Os sonetos de minha vó




Os sonetos preferidos da minha avó materna, Sylvia, estavam em um volumoso e antigo livro de antologias poéticas, revestido de um tecido bege engomado e adornado com letras em relevo. Desde a minha infância, eu manipulava aquelas páginas costuradas com afeto, reconhecendo nelas a sua beleza, imponência, valor literário e, sobretudo, a sua ligação com a bela mãe de minha mãe, uma mulher singular para a sua época.

Sylvia, mineira da pequena Curvelo, que deixou este mundo no começo de 1939, aos 33 anos, ainda quando a sua única filha era bebê de quatro meses, nutria grande paixão pela leitura e pela escrita de poemas, destacando-se a sua estima por esse compêndio, que acabei herdando. Os vestígios da sua presença e de sua interação com aquela obra se revelavam nas páginas marcadas por pétalas de flores prensadas e fragmentos de folhas pautadas tiradas de cadernos.

Trata-se do "Sonetos Brasileiros – Século XVIII-XX", organizado por Laudelino Freire e publicado em 1904 e 1913 pela editora francesa F. Briguiet & Cie. Encadernado com detalhes dourados nas laterais, o volume em formato grande exibia, logo na primeira das 515 páginas, o retrato do compilador, enquanto internamente apresentava os perfis dos muitos autores incluídos, cada um também com o rosto desenhado em bico de pena e uma nota biográfica.

Dentre os sonetos previamente publicados entre 1623 e 1894 estava "O Morcego", de Augusto dos Anjos, além de outros representantes do vigoroso movimento parnasiano e do romantismo.
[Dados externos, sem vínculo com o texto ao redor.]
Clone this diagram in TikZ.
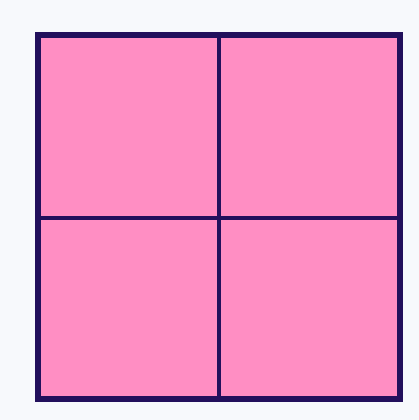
\documentclass[tikz,border=0pt]{standalone}
\usepackage{xcolor}
\usepackage{tikz}
\definecolor{cpink}{HTML}{FF8EC3}
\definecolor{cnavy}{HTML}{22105C}
\definecolor{cpaper}{HTML}{F7F9FC}
\tikzset{
  frame/.style={line width=6pt,cnavy,line join=miter},
  split/.style={line width=3.6pt,cnavy},
}

\begin{document}
\begin{tikzpicture}[x=1pt,y=-1pt]

% ================= PAPER =================
\fill[cpaper] (0,0) rectangle (419,420);
\useasboundingbox (0,0) rectangle (419,420);

% ================= SQUARE =================
\coordinate (tl) at (38,35);
\coordinate (br) at (400,399);
\coordinate (mt) at (219,35);  \coordinate (mb) at (219,399);
\coordinate (ml) at (38,218);  \coordinate (mr) at (400,218);
\fill[cpink] (tl) rectangle (br);
% quarters
\draw[split] (mt) -- (mb);
\draw[split] (ml) -- (mr);
\draw[frame] (tl) rectangle (br);

\end{tikzpicture}
\end{document}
Outro achado é Castro Alves, representado pelo seu poema "Dulce". Os muitos textos em tom gótico e melancólico me fazem pensar hoje que seriam apreciados pelo cineasta Tim Burton.

Esse exemplar representa um legado significativo para a poesia brasileira, abarcando desde o século XVII até o XIX, e é reconhecido como um marco na história literária do Brasil. Além de documentar a diversidade de estilos e autores, desde o arcadismo até o modernismo, é um testemunho essencial da produção poética brasileira por três séculos.

Minha vó, por sua vez, era mulher de hábitos estranhos, sobretudo para sua época. Ela jamais cortou os longos cabelos escuros, bonitos e contidos em delicadas tranças. Insone, fazia as suas próprias velas para demoradas leituras noturnas. Diziam que tinha uma sensibilidade paranormal. Filha trabalhadora de família grande e acolhedora formada por muitas mulheres, ela soube deixar a sua marca até na sua descendência.